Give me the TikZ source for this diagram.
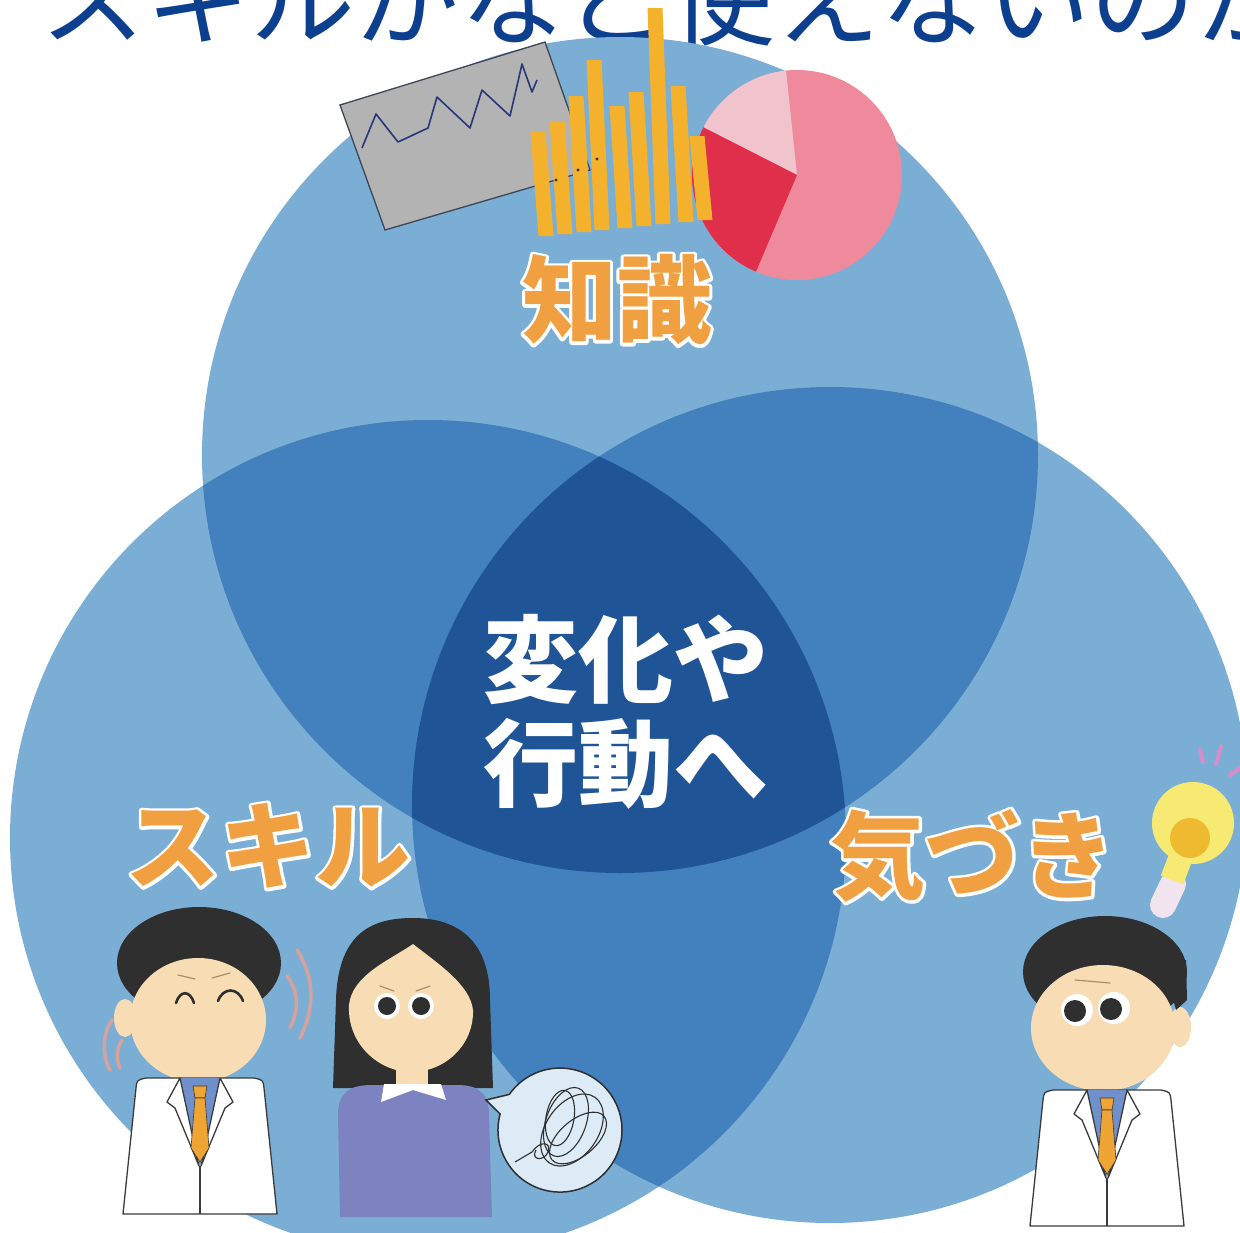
\documentclass[tikz,border=0pt]{standalone}
\usepackage{fontspec}
\newfontfamily\jpfont{Noto Sans CJK JP}
\usetikzlibrary{positioning}

\definecolor{setlight}{HTML}{7BAED5}
\definecolor{setmid}{HTML}{4281BD}
\definecolor{setdark}{HTML}{1F5596}
\definecolor{headblue}{HTML}{0D3F8F}
\definecolor{labelorange}{HTML}{F0A040}
\definecolor{bargold}{HTML}{F4B22C}
\definecolor{piepink}{HTML}{EE8A9B}
\definecolor{pielight}{HTML}{F1C3CC}
\definecolor{piered}{HTML}{DF2F4A}
\definecolor{cardgray}{HTML}{B3B3B3}
\definecolor{cardedge}{HTML}{3C4656}
\definecolor{zigzag}{HTML}{27377A}
\definecolor{skin}{HTML}{F8DDB4}
\definecolor{hair}{HTML}{2F2F2F}
\definecolor{brow}{HTML}{B08A70}
\definecolor{shirt}{HTML}{7090CC}
\definecolor{tiecol}{HTML}{EFA534}
\definecolor{coatedge}{HTML}{3A3A3A}
\definecolor{sweater}{HTML}{7D83C0}
\definecolor{bubblecol}{HTML}{DDEBF6}
\definecolor{bulbcol}{HTML}{F6EA72}
\definecolor{bulbcore}{HTML}{EEBB30}
\definecolor{bulbbase}{HTML}{F2E4EE}
\definecolor{wiggle}{HTML}{D6A39C}
\definecolor{ray}{HTML}{D58FC6}

\tikzset{
  labeltext/.style={inner sep=0pt, font=\jpfont\bfseries\fontsize{95}{100}\selectfont},
  coat/.style={fill=white, draw=coatedge, line width=1.3, line join=round},
  coatline/.style={draw=coatedge, line width=1.1},
  feature/.style={draw=hair, line width=2.6, line cap=round},
  browline/.style={draw=brow, line width=1.2, line cap=round},
  wiggly/.style={draw=wiggle, line width=3.5, line cap=round},
  scribble/.style={draw=hair, line width=1.1},
  labcoat/.pic={
    \filldraw[coat] (-77,136) -- (-64,10) .. controls (-63,2) .. (-54,0)
      -- (54,0) .. controls (63,2) .. (64,10) -- (77,136) -- cycle;
    \fill[shirt] (-20,0) -- (20,0) -- (0,88) -- cycle;
    \filldraw[coat] (-20,0) -- (-33,24) -- (-25,30) -- (-1,88) -- cycle;
    \filldraw[coat] (20,0) -- (33,24) -- (25,30) -- (1,88) -- cycle;
    \filldraw[fill=tiecol, draw=coatedge, line width=0.6] (-7,8) -- (7,8) -- (5,20) -- (-5,20) -- cycle;
    \filldraw[fill=tiecol, draw=coatedge, line width=0.6] (-5,20) -- (5,20) -- (9,70) -- (0,84) -- (-9,70) -- cycle;
    \draw[coatline] (0,88) -- (0,136);
  }
}

% stroked copy underneath gives the pale rim
\newcommand\rimtext[4]{%
  \node[labeltext, text=white] (#1rim) at (#2)
    {\special{pdf:literal direct 2 Tr 6 w 1 j}#4\special{pdf:literal direct 0 Tr}};
  \node[labeltext, text=#3] (#1) at (#2) {#4};}

\begin{document}
\begin{tikzpicture}[x=1pt,y=-1pt]
\useasboundingbox (0,0) rectangle (1240,1232);
\clip (0,0) rectangle (1240,1232);

% heading line, cut off by the top edge
\node[anchor=base west, inner sep=0pt, text=headblue,
      font=\jpfont\fontsize{105}{110}\selectfont] (heading) at (40,37) {スキルがなど使えないのか};

% three sets
\def\setr{418}
\coordinate (know) at (620,455);
\coordinate (skill) at (428,838);
\coordinate (aware) at (830,805);
\fill[setlight] (know) circle (\setr) (skill) circle (\setr) (aware) circle (\setr);
\begin{scope}
  \clip (know) circle (\setr);
  \fill[setmid] (skill) circle (\setr) (aware) circle (\setr);
\end{scope}
\begin{scope}
  \clip (skill) circle (\setr);
  \fill[setmid] (aware) circle (\setr);
\end{scope}
\begin{scope}
  \clip (know) circle (\setr);
  \clip (skill) circle (\setr);
  \fill[setdark] (aware) circle (\setr);
\end{scope}

% pie chart
\coordinate (pie) at (797,175);
\fill[piepink] (pie) circle (105);
\fill[pielight] (pie) -- ++(-96:105) arc[start angle=-96, end angle=-153, radius=105] -- cycle;
\fill[piered] (pie) -- ++(-153:105) arc[start angle=-153, end angle=-247, radius=105] -- cycle;

% line chart card
\filldraw[fill=cardgray, draw=cardedge, line width=1.3] (340,105) -- (545,42) -- (590,170) -- (385,230) -- cycle;
\draw[zigzag, line width=1.6, line join=round]
  (362,148) -- (376,114) -- (398,142) -- (428,128) -- (437,97) -- (470,128)
  -- (482,90) -- (510,116) -- (522,64) -- (532,92) -- (537,80);

% bar chart
\foreach \bx/\bb/\bt in {546/236/132, 565/234/121, 584/232/96, 602/230/60,
    625/228/106, 644/226/92, 663/224/8, 686/222/86, 705/220/136}
  \fill[bargold] (\bx-7.5,\bb) -- (\bx+7.5,\bb) -- (\bx-0.5,\bt) -- (\bx-15.5,\bt) -- cycle;
\foreach \dx/\dy in {556/180, 578/170, 597/159}
  \fill[hair] (\dx,\dy) circle (1.6);

% set labels
\rimtext{knowlabel}{617,300}{labelorange}{知識}
\rimtext{skilllabel}{268,846}{labelorange}{スキル}
\rimtext{awarelabel}{973,856}{labelorange}{気づき}
\node[labeltext, text=white, align=center,
      font=\jpfont\bfseries\fontsize{95}{104}\selectfont] (centre) at (626,712) {変化や\\行動へ};

% light bulb
\draw[bulbbase, line width=26, line cap=round] (1173,884) -- (1163,905);
\draw[bulbcol, line width=24] (1191,830) -- (1172,880);
\fill[bulbcol] (1193,823) circle (41);
\fill[bulbcore] (1190,838) circle (20);
\draw[ray, line width=4, line cap=round] (1200,750) -- (1203,762);
\draw[ray, line width=4, line cap=round] (1221,747) -- (1216,764);
\draw[ray, line width=4, line cap=round] (1230,775) -- (1240,768);

% smiling doctor
\draw[wiggly] (297,950) .. controls (316,980) and (314,1010) .. (300,1038);
\draw[wiggly] (287,976) .. controls (299,992) and (299,1010) .. (290,1028);
\draw[wiggly] (112,1020) .. controls (102,1035) and (102,1055) .. (110,1070);
\draw[wiggly] (122,1040) .. controls (116,1050) and (116,1060) .. (120,1068);
\fill[hair] (199,963) ellipse[x radius=82, y radius=56];
\fill[skin] (125,1018) ellipse[x radius=11, y radius=19];
\fill[skin] (198,1020) ellipse[x radius=68, y radius=62];
\draw[browline] (178,975) -- (195,979);
\draw[browline] (212,978) -- (230,973);
\draw[feature] (176,1003) .. controls (180,990) and (190,990) .. (194,1003);
\draw[feature] (218,1001) .. controls (223,987) and (238,987) .. (243,1001);
\pic at (200,1078) {labcoat};

% puzzled woman
\fill[hair] (333,1088) -- (336,1000) .. controls (338,930) and (375,918) .. (413,918)
  .. controls (452,918) and (490,935) .. (490,1000) -- (493,1088) -- cycle;
\fill[skin] (396,1050) rectangle (428,1090);
\fill[skin] (413,944) .. controls (390,960) and (352,975) .. (349,1005)
  .. controls (347,1045) and (380,1072) .. (411,1072)
  .. controls (445,1072) and (474,1045) .. (473,1010)
  .. controls (470,985) and (440,965) .. (413,944) -- cycle;
\draw[browline] (380,986) -- (394,991);
\draw[browline] (416,991) -- (430,986);
\fill[white] (387,1006) circle (13) (421,1006) circle (13);
\fill[hair] (387,1006) circle (9) (421,1006) circle (9);
\fill[sweater] (340,1217) -- (338,1115) .. controls (338,1092) and (350,1085) .. (372,1085)
  -- (458,1085) .. controls (480,1085) and (489,1095) .. (489,1115) -- (492,1217) -- cycle;
\fill[white] (384,1084) -- (441,1084) -- (446,1100) -- (413,1090) -- (381,1102) -- cycle;

% thought bubble with a tangle
\filldraw[fill=bubblecol, draw=hair, line width=1.5]
  (509.2,1094.4) -- (486,1100) -- (500.1,1114) arc[start angle=-165, end angle=-505, radius=62];
\draw[scribble, rotate around={-20:(566,1122)}] (566,1122) ellipse[x radius=20, y radius=36];
\draw[scribble, rotate around={-35:(572,1130)}] (572,1130) ellipse[x radius=26, y radius=40];
\draw[scribble, rotate around={-10:(560,1118)}] (560,1118) ellipse[x radius=14, y radius=28];
\draw[scribble, rotate around={-50:(578,1138)}] (578,1138) ellipse[x radius=18, y radius=34];
\draw[scribble] (515,1162) -- (532,1152) .. controls (540,1140) and (552,1142) .. (548,1152)
  .. controls (544,1162) and (530,1160) .. (536,1150);

% surprised doctor
\fill[hair] (1105,972) ellipse[x radius=82, y radius=56];
\fill[skin] (1180,1027) ellipse[x radius=11, y radius=20];
\fill[skin] (1103,1028) ellipse[x radius=72, y radius=63];
\fill[hair] (1138,966) .. controls (1160,975) and (1172,992) .. (1176,1010)
  -- (1187,1000) -- (1186,960) -- cycle;
\draw[browline] (1075,980) -- (1110,983);
\fill[white] (1077,1010) circle (16) (1114,1008) circle (16);
\fill[hair] (1075,1011) circle (11) (1111,1009) circle (11);
\pic at (1107,1090) {labcoat};

\end{tikzpicture}
\end{document}
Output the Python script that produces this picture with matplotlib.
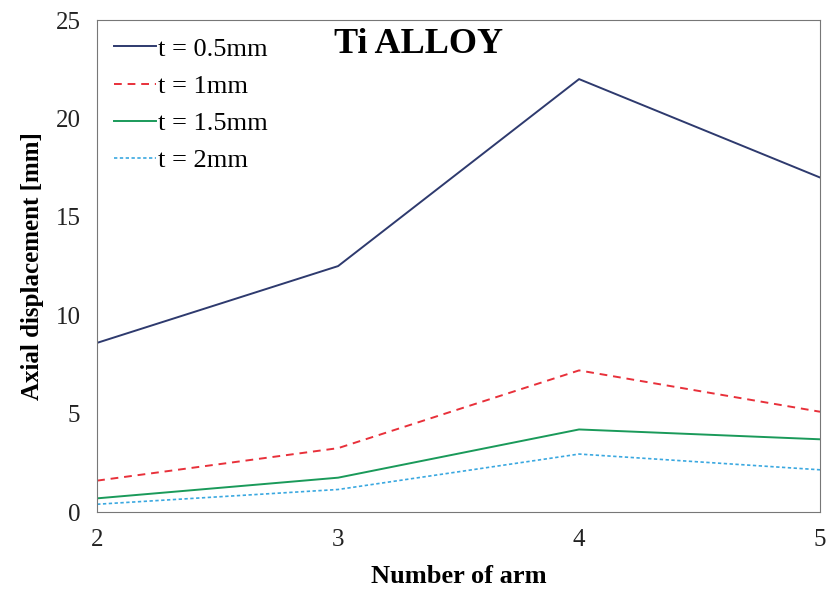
import matplotlib.pyplot as plt

plt.rcParams['font.family'] = ['Liberation Serif', 'DejaVu Serif']

# Number of arms and axial displacement [mm] for each thickness
arms = [2, 3, 4, 5]
t05 = [8.6, 12.5, 22.0, 17.0]
t10 = [1.6, 3.25, 7.2, 5.1]
t15 = [0.7, 1.75, 4.2, 3.7]
t20 = [0.4, 1.15, 2.95, 2.15]
labels = ['t = 0.5mm', 't = 1mm', 't = 1.5mm', 't = 2mm']

fig, ax = plt.subplots(figsize=(8.3, 5.9), dpi=100)

ax.plot(arms, t05, color='#2e3a6e', lw=1.4, label=labels[0])
ax.plot(arms, t10, color='#e8303a', lw=1.4, ls=(0, (4, 3)), label=labels[1])
ax.plot(arms, t15, color='#1a9a5a', lw=1.4, label=labels[2])
ax.plot(arms, t20, color='#3aa8e0', lw=1.2, ls=(0, (2, 1.5)), label=labels[3])

ax.set_xlim(2, 5)
ax.set_ylim(0, 25)
ax.set_xticks(arms)
ax.set_yticks([0, 5, 10, 15, 20, 25])
ax.tick_params(labelsize=18, length=0, pad=12, colors='#222222')

ax.set_xlabel('Number of arm', fontsize=19, fontweight='bold', labelpad=10)
ax.set_ylabel('Axial displacement [mm]', fontsize=18, fontweight='bold', labelpad=8)

ax.text(0.445, 0.95, 'Ti ALLOY', transform=ax.transAxes, fontsize=26,
        fontweight='bold', ha='center', va='center')

for s in ax.spines.values():
    s.set_color('#777777')

ax.legend(loc='upper left', frameon=False, fontsize=19, handlelength=1.6,
          handletextpad=0.05, labelspacing=0.52, borderaxespad=0.1,
          borderpad=0.55)

plt.subplots_adjust(left=0.117, right=0.988, top=0.966, bottom=0.132)
plt.savefig('out.png', dpi=100)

**Work instructions:** Begin at the line containing "Output the Python", end at the line containing "fig, ax = plt.subplots(figsize=(8.3, 5.9), dpi=100)", and copy those lines word for word, both included. Skip pictures.

**Task output:**
Output the Python script that produces this picture with matplotlib.
import matplotlib.pyplot as plt

plt.rcParams['font.family'] = ['Liberation Serif', 'DejaVu Serif']

# Number of arms and axial displacement [mm] for each thickness
arms = [2, 3, 4, 5]
t05 = [8.6, 12.5, 22.0, 17.0]
t10 = [1.6, 3.25, 7.2, 5.1]
t15 = [0.7, 1.75, 4.2, 3.7]
t20 = [0.4, 1.15, 2.95, 2.15]
labels = ['t = 0.5mm', 't = 1mm', 't = 1.5mm', 't = 2mm']

fig, ax = plt.subplots(figsize=(8.3, 5.9), dpi=100)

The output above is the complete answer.